§ **Data shown**
Begin

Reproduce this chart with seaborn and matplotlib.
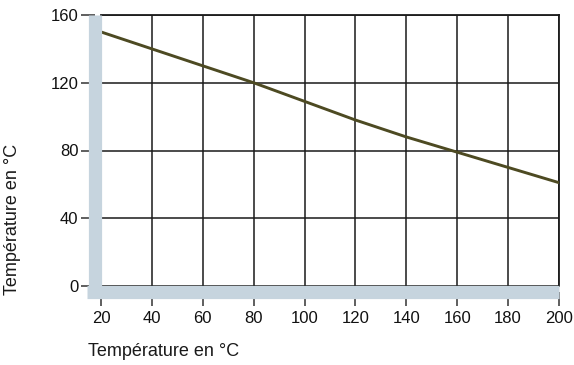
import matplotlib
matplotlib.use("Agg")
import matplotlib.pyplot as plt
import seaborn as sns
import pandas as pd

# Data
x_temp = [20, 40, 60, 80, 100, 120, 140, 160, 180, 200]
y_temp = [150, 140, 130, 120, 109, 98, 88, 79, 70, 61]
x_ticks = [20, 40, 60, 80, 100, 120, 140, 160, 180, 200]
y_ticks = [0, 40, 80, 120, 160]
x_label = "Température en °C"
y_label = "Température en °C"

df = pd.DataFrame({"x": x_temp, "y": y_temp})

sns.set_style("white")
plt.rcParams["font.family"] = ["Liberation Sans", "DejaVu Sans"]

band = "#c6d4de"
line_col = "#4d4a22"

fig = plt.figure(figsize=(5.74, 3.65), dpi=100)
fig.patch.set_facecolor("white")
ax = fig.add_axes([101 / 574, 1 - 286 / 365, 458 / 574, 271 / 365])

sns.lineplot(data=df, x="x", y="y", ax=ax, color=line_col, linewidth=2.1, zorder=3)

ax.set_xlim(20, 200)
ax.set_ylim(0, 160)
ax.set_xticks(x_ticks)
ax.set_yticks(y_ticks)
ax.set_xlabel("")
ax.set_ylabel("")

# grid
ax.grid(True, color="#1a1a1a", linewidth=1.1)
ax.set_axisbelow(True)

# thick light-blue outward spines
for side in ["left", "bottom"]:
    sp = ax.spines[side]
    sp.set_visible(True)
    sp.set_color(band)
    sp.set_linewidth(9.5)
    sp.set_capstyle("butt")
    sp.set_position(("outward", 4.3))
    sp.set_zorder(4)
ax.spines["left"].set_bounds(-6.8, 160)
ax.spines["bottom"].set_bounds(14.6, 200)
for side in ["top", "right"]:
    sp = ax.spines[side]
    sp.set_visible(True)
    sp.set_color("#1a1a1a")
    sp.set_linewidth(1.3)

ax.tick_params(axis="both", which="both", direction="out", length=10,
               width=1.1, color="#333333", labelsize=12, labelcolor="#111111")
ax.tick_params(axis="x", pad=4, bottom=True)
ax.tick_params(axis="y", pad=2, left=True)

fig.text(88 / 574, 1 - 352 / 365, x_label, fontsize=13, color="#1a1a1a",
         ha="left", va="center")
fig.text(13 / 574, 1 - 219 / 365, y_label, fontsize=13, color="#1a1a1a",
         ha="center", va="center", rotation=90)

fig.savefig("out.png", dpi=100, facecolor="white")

End
Begin

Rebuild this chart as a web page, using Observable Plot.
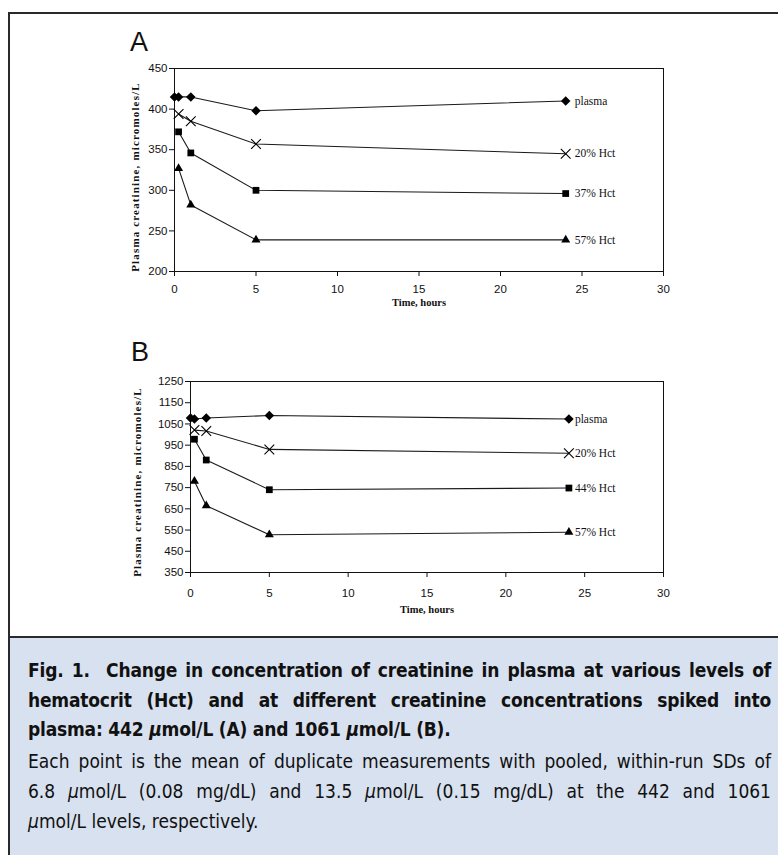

End

Set down, without pictures, the lines between the line holding "Reproduce this chart" and the line holding "import pandas as pd", both inclusive.

§ **Written solution**
Reproduce this chart with seaborn and matplotlib.
import matplotlib
matplotlib.use("Agg")
import matplotlib.pyplot as plt
import seaborn as sns
import pandas as pd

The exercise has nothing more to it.